Provided material:
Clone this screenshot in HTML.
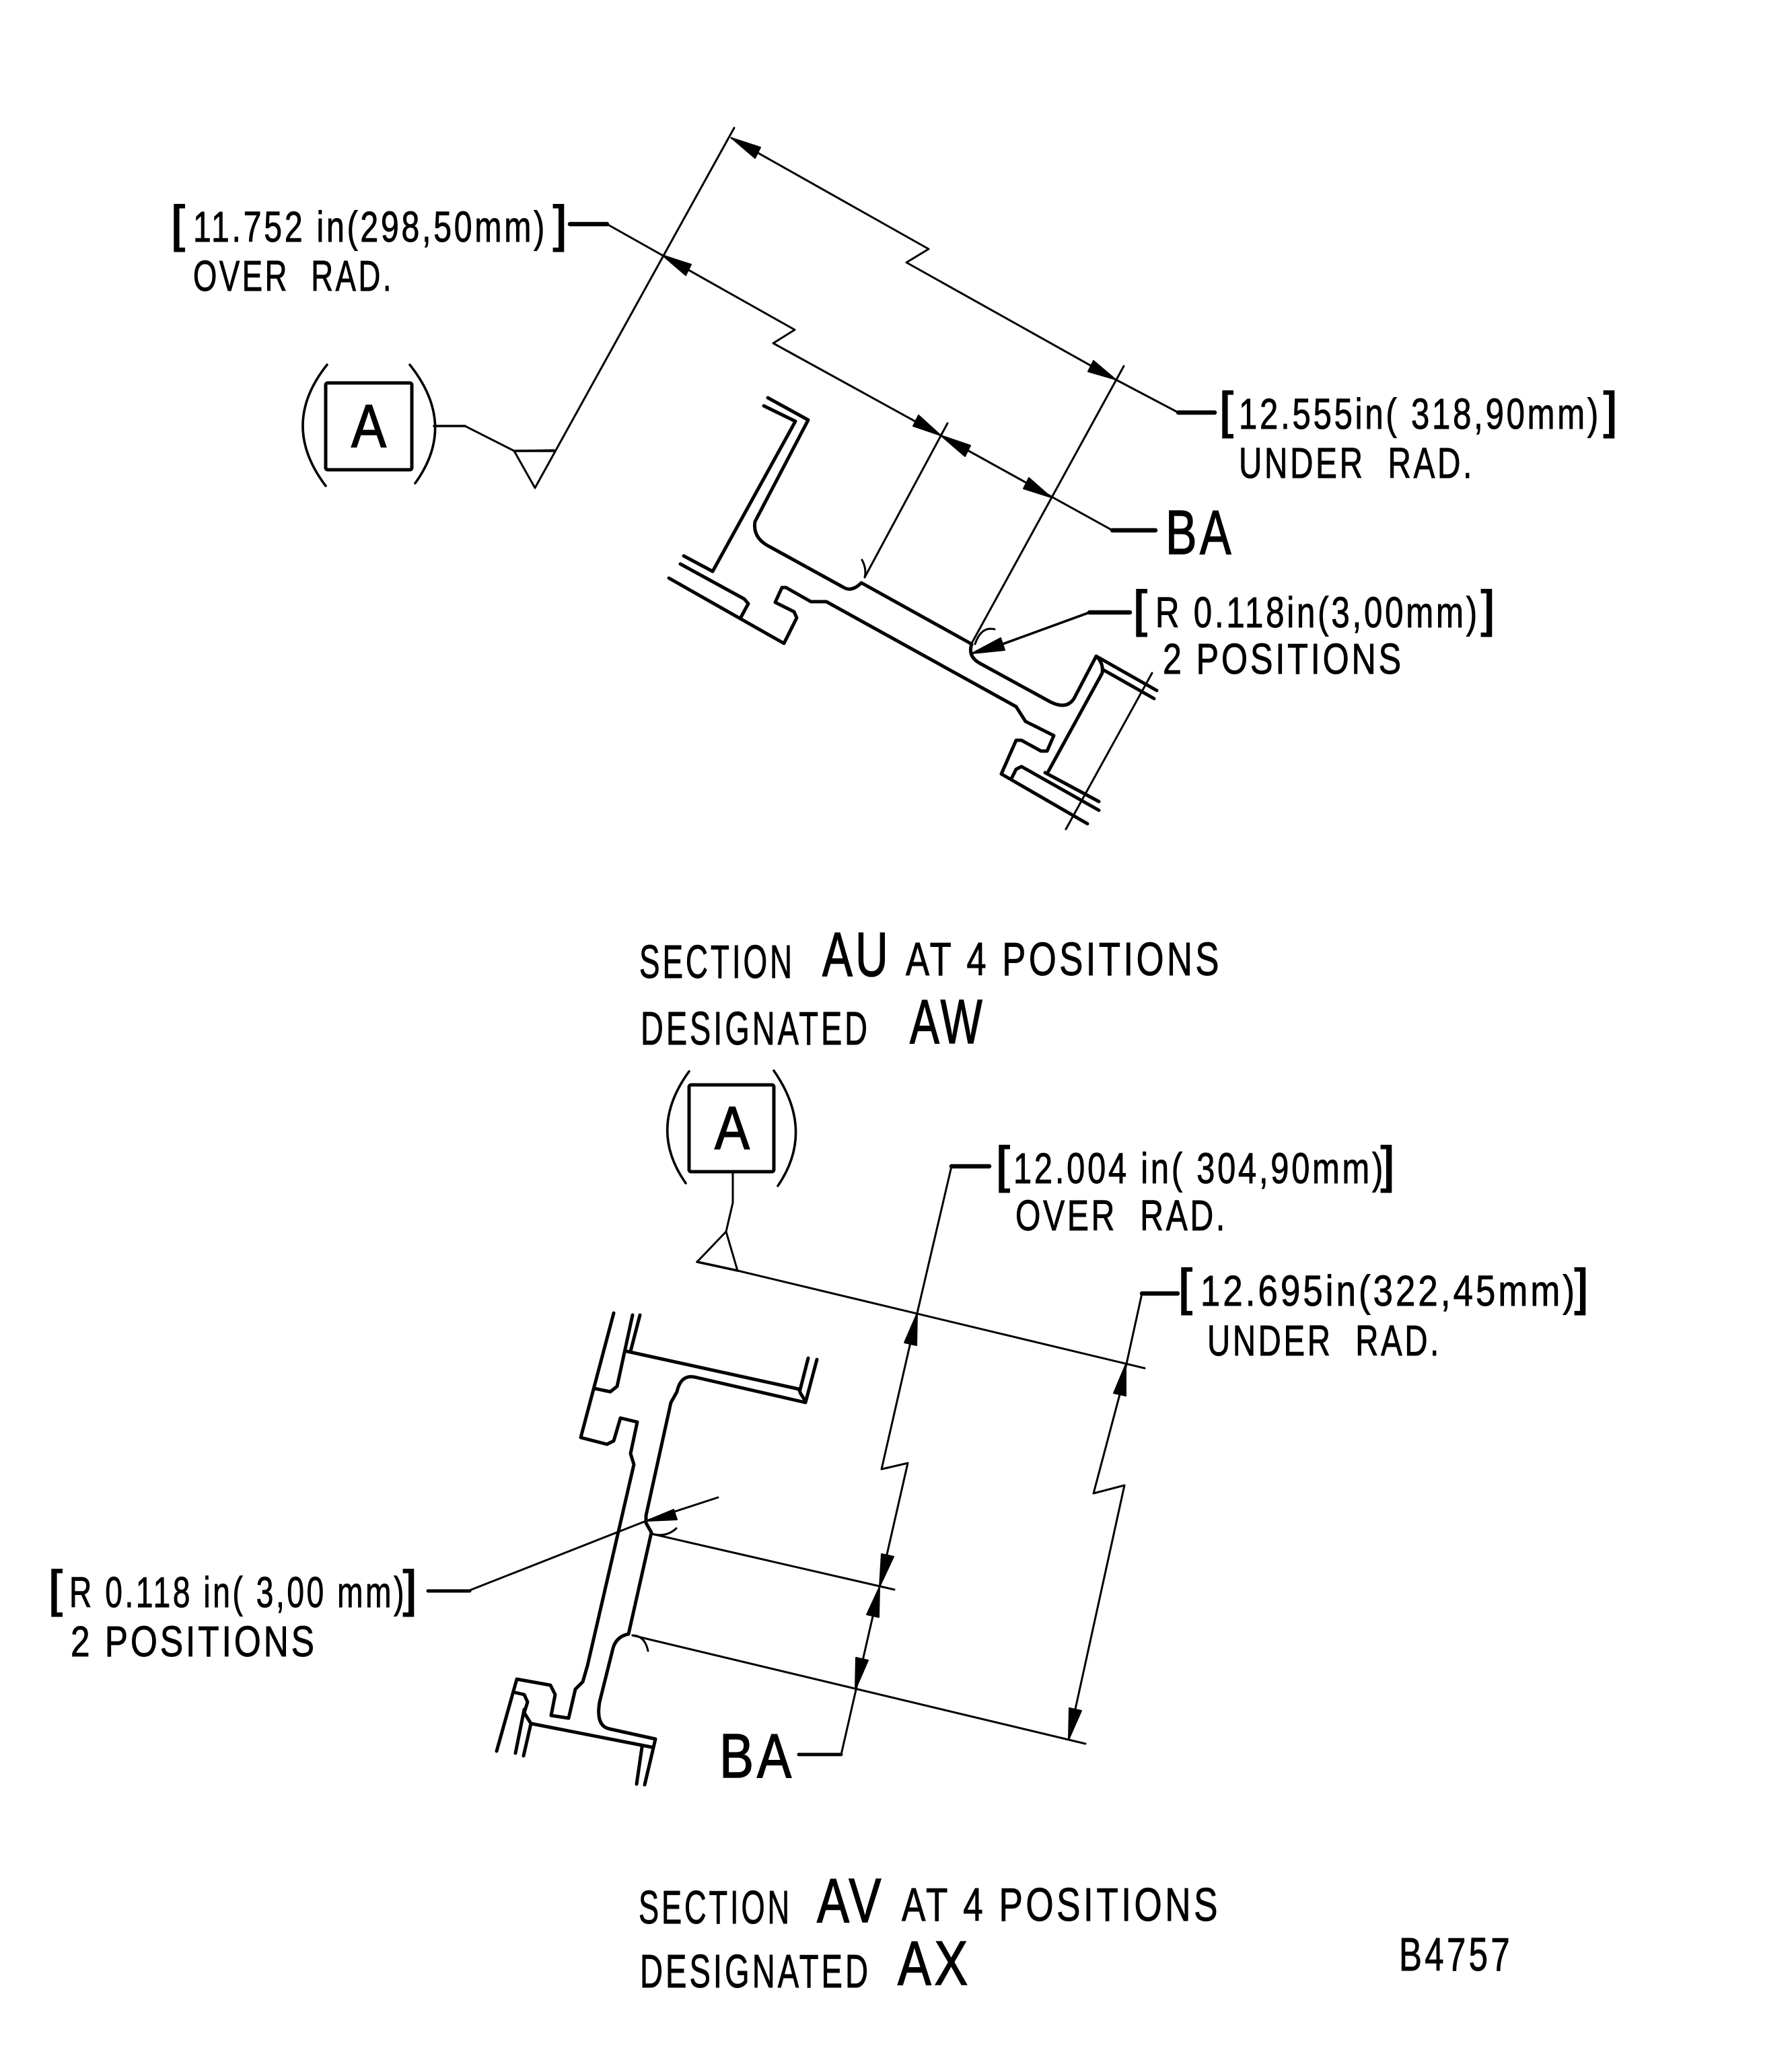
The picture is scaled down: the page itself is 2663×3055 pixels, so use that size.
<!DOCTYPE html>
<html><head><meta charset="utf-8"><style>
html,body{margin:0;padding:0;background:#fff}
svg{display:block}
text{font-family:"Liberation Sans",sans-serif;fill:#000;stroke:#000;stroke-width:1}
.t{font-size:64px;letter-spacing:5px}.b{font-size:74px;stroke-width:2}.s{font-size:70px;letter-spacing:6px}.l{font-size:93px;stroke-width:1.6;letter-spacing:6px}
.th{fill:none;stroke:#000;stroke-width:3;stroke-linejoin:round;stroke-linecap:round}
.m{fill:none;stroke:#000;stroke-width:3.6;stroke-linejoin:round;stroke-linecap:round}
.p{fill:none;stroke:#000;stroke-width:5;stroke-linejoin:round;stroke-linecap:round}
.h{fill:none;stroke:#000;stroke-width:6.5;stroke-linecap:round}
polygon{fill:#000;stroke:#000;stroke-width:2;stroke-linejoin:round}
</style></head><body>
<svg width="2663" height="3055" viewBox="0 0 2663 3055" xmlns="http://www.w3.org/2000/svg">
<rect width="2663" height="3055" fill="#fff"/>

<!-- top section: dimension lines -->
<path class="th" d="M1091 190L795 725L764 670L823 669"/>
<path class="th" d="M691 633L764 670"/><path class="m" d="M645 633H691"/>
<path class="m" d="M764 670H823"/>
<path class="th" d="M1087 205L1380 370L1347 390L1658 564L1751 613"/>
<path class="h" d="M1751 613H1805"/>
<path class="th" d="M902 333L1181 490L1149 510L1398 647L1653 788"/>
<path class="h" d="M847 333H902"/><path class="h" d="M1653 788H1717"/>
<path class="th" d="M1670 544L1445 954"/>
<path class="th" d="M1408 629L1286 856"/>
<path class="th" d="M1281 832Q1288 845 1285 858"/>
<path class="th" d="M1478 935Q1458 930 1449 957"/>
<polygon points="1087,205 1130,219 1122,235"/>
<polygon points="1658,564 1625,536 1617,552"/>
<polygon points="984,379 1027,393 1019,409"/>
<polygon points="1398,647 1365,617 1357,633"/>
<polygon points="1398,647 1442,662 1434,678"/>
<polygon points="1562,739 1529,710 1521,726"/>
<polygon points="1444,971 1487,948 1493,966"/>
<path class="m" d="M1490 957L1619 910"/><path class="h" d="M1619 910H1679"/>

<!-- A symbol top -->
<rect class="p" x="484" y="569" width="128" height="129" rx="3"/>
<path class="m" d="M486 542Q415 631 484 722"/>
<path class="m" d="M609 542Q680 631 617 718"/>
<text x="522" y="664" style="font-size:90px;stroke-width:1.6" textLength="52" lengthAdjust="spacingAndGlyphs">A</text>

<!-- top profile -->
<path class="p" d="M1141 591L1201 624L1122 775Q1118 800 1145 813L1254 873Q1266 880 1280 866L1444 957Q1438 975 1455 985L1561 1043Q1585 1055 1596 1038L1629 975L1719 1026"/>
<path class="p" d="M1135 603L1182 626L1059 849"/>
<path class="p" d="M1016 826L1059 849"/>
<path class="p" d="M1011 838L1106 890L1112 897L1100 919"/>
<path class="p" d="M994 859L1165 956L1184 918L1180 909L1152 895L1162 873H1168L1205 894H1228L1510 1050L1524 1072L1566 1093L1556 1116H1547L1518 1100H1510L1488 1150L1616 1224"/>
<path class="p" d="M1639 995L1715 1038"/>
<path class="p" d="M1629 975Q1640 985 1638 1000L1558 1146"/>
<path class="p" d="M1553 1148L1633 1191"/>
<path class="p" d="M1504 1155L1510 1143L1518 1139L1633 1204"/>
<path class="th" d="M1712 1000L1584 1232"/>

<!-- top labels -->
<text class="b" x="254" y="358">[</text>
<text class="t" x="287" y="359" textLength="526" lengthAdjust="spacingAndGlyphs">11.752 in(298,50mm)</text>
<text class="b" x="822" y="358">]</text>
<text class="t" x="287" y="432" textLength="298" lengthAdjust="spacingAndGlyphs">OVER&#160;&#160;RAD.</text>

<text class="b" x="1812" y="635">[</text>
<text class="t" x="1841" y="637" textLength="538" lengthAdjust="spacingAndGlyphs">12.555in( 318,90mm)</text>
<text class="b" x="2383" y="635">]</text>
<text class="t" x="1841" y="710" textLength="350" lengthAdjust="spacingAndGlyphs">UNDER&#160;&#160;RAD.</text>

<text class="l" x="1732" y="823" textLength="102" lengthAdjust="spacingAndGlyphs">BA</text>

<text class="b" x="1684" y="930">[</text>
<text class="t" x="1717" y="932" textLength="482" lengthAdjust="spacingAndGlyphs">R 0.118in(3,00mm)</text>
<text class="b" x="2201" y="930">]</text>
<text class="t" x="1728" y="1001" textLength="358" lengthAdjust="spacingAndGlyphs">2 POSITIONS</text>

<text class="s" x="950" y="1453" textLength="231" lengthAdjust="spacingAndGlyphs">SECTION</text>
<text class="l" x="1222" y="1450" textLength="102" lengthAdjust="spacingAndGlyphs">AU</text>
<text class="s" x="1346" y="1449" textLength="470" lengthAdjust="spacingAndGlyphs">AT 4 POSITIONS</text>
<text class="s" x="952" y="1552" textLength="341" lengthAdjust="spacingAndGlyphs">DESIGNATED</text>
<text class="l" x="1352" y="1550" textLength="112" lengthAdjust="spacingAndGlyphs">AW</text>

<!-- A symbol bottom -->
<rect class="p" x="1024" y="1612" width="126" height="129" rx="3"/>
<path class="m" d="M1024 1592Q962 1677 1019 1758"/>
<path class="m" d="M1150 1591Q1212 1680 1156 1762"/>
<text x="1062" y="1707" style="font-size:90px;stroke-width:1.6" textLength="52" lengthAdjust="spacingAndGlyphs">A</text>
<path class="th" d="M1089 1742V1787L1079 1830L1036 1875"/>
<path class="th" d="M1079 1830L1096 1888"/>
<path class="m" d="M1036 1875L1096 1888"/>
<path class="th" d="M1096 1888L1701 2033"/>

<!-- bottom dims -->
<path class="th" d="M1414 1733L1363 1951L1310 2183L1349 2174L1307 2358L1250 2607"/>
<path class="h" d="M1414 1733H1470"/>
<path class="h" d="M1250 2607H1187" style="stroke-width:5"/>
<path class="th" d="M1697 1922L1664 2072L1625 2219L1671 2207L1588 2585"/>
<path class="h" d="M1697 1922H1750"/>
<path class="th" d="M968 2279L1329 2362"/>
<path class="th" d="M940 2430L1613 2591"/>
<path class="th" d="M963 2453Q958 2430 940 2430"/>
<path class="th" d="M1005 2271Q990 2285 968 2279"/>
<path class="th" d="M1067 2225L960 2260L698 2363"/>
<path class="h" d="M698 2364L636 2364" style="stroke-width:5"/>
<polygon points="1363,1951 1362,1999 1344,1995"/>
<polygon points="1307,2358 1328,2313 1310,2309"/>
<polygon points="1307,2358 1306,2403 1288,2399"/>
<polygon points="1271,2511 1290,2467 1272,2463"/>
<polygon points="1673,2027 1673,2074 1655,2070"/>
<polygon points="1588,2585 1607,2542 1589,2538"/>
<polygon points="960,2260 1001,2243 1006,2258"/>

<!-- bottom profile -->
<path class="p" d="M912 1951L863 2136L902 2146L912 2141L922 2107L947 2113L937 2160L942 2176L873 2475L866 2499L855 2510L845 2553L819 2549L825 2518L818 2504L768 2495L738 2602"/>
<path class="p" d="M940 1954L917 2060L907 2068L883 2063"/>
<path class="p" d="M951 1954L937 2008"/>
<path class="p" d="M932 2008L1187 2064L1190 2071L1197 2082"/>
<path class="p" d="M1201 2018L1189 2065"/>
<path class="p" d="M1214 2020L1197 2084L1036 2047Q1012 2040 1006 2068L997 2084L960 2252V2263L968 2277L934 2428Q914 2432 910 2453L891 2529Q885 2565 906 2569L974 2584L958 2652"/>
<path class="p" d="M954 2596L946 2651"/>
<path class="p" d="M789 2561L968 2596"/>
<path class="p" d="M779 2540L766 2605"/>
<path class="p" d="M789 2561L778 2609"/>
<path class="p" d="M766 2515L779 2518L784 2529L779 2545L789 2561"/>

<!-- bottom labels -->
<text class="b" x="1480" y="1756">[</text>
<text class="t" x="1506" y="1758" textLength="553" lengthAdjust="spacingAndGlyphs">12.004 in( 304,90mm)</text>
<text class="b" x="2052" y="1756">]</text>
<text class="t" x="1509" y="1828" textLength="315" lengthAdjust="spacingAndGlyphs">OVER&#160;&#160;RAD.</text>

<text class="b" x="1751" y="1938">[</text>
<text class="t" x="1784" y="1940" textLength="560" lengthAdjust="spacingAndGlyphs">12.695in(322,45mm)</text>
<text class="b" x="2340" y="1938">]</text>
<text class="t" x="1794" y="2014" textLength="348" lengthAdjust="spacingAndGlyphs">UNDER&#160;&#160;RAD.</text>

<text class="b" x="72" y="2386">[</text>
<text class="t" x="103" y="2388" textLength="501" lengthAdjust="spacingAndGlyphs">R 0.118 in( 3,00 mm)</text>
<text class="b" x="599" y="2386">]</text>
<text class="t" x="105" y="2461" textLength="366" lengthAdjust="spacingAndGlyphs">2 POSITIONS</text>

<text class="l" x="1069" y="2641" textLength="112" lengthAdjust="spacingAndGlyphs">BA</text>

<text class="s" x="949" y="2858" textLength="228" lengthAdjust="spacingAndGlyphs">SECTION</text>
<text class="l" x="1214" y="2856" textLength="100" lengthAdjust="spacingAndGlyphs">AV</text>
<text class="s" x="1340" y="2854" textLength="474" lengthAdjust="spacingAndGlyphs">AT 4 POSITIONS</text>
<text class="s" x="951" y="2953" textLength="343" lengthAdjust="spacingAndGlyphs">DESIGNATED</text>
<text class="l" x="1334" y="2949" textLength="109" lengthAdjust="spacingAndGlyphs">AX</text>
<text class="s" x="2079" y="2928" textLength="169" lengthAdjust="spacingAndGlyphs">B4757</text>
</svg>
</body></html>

To be done: Copy every line of the material in which the word "size" occurs.

Written reply:
The picture is scaled down: the page itself is 2663×3055 pixels, so use that size.
.t{font-size:64px;letter-spacing:5px}.b{font-size:74px;stroke-width:2}.s{font-size:70px;letter-spacing:6px}.l{font-size:93px;stroke-width:1.6;letter-spacing:6px}
<text x="522" y="664" style="font-size:90px;stroke-width:1.6" textLength="52" lengthAdjust="spacingAndGlyphs">A</text>
<text x="1062" y="1707" style="font-size:90px;stroke-width:1.6" textLength="52" lengthAdjust="spacingAndGlyphs">A</text>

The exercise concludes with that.